*THE REQUEST*: Repeat exactly the stretch of lines from the line containing "Convert this chart to matplotlib code." through the line containing "plt.rcParams['font.family'] = ['Liberation", both included, and nothing else.

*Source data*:
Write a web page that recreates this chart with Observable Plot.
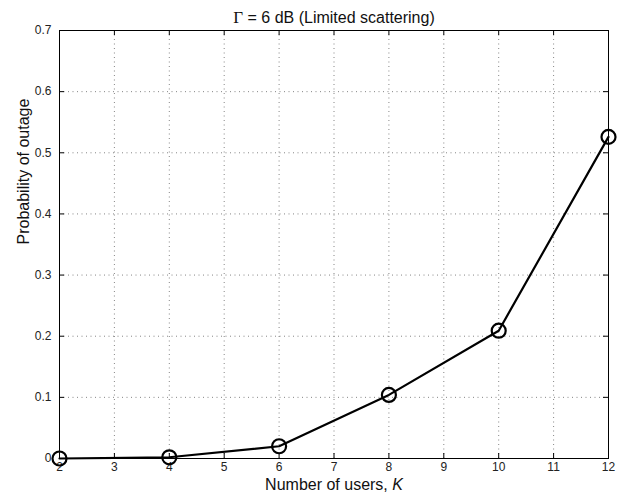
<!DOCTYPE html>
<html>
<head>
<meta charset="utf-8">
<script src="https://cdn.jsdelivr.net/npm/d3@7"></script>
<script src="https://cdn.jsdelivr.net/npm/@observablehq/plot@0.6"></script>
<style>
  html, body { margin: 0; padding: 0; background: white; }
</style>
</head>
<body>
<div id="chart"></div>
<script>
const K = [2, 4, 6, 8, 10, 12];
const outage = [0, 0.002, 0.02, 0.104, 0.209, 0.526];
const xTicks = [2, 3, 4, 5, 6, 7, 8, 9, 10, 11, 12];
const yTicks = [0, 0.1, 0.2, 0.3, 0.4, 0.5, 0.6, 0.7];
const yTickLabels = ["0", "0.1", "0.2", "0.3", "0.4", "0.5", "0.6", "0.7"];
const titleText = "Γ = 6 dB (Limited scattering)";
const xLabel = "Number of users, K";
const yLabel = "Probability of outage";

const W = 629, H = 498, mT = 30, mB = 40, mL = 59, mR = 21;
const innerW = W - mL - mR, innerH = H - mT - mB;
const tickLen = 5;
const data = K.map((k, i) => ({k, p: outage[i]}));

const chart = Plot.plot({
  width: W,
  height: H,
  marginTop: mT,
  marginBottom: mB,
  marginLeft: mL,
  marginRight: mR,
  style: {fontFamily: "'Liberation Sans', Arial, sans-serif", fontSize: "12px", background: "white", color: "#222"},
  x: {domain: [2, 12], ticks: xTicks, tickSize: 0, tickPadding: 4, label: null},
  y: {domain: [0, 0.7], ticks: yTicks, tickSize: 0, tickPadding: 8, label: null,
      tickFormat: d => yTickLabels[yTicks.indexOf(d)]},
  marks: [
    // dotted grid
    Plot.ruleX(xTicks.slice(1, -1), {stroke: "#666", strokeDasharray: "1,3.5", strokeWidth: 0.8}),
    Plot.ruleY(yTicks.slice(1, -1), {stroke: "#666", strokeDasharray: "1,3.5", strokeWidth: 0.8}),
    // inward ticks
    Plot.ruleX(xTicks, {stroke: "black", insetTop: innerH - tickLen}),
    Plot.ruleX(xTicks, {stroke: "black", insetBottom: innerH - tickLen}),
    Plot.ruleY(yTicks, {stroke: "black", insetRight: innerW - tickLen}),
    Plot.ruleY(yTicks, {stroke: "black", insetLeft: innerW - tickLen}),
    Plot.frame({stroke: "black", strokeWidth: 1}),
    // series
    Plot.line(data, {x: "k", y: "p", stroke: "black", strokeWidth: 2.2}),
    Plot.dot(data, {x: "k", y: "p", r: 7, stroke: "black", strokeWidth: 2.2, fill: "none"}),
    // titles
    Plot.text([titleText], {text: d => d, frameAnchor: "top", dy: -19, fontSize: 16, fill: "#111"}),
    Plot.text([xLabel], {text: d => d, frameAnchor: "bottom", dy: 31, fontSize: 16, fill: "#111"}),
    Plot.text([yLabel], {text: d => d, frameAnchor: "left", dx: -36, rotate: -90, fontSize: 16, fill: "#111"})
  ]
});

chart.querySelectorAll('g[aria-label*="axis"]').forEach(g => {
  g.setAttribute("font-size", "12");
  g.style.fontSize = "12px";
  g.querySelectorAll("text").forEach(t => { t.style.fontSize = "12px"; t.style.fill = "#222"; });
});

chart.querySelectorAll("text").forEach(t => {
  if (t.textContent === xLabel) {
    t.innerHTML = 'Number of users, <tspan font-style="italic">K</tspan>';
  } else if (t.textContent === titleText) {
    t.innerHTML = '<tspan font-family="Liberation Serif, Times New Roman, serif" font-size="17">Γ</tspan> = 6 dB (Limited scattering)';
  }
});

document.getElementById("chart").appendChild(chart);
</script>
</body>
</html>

--

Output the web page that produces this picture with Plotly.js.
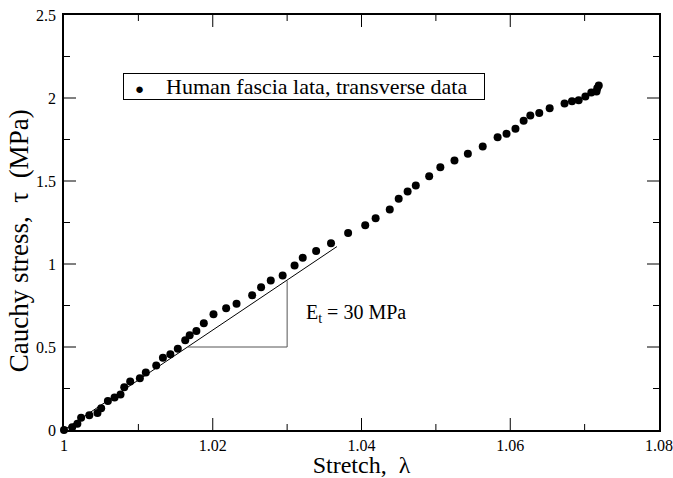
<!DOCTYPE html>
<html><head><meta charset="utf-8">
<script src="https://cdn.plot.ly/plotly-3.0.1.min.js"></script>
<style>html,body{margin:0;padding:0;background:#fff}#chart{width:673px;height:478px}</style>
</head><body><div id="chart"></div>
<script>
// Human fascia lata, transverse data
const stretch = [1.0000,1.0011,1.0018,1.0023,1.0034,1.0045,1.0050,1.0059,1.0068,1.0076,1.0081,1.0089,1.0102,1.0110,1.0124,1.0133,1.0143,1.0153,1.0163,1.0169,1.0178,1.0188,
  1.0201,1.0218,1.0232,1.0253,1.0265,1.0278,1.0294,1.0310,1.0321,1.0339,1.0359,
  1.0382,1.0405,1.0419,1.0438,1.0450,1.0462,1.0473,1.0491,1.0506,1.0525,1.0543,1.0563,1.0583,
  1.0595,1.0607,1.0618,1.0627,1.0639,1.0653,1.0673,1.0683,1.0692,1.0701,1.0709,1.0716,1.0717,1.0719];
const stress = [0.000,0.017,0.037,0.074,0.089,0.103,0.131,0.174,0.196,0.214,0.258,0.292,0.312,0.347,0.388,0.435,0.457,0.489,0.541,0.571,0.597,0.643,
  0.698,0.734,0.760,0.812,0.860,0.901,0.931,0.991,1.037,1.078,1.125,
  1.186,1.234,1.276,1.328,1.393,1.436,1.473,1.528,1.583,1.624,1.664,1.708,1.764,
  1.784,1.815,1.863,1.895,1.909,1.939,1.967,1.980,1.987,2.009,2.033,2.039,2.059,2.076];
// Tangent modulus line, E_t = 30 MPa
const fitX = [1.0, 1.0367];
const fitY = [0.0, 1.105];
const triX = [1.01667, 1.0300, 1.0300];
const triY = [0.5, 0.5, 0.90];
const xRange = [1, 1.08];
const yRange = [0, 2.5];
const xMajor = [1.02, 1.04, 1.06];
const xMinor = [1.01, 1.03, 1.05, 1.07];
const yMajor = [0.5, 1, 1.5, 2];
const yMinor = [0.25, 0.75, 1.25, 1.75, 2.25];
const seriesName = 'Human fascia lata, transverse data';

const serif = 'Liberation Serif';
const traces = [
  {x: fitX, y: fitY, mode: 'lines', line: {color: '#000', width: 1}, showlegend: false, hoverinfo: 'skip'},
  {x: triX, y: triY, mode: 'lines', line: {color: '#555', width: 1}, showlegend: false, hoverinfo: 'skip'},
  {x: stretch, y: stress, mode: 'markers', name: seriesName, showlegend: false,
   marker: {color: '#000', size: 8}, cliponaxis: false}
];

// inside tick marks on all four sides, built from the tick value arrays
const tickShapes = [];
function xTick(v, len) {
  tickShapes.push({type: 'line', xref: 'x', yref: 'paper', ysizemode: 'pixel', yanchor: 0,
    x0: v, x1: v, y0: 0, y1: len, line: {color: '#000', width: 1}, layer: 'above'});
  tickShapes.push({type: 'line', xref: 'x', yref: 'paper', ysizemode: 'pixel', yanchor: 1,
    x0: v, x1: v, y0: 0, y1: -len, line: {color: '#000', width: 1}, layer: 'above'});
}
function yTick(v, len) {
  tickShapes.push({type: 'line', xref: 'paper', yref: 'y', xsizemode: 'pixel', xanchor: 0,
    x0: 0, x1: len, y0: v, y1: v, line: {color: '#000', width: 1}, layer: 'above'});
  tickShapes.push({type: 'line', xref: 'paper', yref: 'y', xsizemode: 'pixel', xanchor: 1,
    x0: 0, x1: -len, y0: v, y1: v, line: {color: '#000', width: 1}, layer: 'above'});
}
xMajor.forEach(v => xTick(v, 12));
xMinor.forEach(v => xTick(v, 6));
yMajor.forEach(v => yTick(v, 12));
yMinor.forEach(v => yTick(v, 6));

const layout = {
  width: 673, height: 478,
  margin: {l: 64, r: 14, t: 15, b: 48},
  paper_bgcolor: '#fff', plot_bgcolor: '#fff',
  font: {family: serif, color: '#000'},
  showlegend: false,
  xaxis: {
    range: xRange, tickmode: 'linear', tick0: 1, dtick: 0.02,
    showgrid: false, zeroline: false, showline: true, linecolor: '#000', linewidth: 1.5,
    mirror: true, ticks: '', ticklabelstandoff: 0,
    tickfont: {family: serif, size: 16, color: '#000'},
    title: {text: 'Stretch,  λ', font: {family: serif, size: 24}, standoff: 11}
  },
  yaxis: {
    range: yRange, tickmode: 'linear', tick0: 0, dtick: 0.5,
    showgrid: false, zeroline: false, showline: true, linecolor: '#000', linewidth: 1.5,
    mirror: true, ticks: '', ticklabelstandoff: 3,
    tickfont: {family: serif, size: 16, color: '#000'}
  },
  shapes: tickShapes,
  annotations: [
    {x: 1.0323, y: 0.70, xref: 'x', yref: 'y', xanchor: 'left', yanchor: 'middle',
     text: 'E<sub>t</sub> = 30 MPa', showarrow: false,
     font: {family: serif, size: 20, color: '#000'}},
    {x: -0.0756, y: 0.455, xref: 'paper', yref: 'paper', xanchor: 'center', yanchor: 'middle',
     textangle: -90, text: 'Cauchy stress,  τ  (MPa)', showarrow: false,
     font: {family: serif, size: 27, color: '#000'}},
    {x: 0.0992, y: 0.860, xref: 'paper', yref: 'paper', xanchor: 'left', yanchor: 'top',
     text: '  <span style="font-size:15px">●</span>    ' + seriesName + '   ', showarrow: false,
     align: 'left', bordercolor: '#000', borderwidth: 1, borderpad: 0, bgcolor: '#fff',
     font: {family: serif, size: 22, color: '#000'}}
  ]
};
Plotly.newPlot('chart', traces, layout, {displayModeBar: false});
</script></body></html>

* * *

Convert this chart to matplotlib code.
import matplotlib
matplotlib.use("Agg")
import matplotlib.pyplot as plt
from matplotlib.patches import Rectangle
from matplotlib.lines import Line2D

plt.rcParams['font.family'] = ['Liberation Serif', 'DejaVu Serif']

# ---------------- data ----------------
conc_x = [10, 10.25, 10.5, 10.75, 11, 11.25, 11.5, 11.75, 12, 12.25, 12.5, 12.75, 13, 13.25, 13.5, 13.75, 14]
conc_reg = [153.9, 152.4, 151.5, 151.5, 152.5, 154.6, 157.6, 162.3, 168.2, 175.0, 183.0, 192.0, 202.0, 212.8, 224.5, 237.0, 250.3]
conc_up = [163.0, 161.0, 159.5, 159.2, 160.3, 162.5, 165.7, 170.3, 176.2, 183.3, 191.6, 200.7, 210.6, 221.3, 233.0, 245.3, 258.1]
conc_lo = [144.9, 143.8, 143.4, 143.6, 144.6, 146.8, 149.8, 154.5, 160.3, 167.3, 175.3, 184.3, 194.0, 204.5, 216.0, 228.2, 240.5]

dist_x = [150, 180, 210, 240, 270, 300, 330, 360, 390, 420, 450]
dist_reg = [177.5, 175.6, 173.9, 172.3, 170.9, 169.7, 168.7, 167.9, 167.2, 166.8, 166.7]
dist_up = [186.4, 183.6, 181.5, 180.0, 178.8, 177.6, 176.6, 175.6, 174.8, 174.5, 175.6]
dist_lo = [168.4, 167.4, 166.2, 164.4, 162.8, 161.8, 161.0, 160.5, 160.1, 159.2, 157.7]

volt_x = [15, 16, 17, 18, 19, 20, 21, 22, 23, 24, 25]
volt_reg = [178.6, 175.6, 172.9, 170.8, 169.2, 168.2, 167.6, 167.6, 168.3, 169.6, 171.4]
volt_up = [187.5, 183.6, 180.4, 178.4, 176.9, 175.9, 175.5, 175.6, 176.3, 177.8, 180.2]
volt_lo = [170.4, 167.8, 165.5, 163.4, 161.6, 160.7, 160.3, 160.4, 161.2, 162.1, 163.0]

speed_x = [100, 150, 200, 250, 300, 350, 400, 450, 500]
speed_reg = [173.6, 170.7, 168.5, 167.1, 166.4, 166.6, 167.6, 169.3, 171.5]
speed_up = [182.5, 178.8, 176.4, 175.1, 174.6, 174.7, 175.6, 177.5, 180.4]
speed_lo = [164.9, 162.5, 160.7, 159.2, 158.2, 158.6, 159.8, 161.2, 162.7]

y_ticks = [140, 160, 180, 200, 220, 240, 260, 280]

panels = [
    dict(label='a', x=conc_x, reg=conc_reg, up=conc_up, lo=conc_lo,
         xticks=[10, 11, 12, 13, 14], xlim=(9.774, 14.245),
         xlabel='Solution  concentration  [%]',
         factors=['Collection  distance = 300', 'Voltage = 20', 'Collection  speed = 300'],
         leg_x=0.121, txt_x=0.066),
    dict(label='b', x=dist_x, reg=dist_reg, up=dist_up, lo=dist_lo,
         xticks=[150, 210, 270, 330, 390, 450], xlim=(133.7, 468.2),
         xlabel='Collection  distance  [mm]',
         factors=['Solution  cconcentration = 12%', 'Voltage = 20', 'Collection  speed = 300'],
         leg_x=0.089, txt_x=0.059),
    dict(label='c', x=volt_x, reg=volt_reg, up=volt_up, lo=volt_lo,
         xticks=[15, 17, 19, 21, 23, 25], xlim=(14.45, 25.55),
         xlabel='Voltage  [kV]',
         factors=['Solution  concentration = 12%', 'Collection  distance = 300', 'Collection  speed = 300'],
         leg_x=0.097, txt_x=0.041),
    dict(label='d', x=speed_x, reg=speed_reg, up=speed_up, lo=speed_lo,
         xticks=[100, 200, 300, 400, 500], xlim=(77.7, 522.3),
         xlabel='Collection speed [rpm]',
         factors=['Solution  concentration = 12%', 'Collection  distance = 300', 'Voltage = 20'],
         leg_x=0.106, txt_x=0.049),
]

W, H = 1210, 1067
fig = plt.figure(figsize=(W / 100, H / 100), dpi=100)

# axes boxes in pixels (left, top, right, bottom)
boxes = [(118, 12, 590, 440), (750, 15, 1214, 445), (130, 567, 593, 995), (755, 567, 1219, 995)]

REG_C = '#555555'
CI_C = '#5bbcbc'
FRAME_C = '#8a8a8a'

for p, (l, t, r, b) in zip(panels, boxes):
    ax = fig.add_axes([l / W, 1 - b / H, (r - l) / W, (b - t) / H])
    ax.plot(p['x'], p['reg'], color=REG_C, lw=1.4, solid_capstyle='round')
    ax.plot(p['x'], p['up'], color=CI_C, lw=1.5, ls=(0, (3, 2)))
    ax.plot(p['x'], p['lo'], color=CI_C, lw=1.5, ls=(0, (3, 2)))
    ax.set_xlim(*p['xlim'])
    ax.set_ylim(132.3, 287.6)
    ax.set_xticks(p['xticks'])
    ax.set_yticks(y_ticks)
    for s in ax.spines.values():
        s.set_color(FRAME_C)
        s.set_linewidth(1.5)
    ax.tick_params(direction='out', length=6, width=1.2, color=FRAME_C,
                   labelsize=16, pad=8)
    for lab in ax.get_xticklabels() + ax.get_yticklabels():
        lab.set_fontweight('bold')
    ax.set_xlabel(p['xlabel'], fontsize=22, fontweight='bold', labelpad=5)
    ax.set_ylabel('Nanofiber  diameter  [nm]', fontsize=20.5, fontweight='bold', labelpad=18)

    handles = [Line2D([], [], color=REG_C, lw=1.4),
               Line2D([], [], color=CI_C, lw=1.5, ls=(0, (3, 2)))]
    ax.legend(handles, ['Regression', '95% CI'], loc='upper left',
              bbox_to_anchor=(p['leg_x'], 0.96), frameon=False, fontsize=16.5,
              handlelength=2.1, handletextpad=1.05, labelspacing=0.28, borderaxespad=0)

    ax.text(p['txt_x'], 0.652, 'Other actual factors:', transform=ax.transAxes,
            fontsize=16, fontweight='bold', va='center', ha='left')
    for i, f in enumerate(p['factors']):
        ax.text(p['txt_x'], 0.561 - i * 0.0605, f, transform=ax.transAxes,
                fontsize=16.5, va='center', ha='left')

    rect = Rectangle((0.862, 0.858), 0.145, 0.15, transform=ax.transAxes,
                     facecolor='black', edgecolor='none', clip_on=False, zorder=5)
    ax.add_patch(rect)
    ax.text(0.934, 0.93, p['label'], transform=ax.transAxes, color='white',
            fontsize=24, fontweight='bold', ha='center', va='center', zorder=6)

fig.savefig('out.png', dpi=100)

*RESULT OF THE TASK*:
Convert this chart to matplotlib code.
import matplotlib
matplotlib.use("Agg")
import matplotlib.pyplot as plt
from matplotlib.patches import Rectangle
from matplotlib.lines import Line2D

plt.rcParams['font.family'] = ['Liberation Serif', 'DejaVu Serif']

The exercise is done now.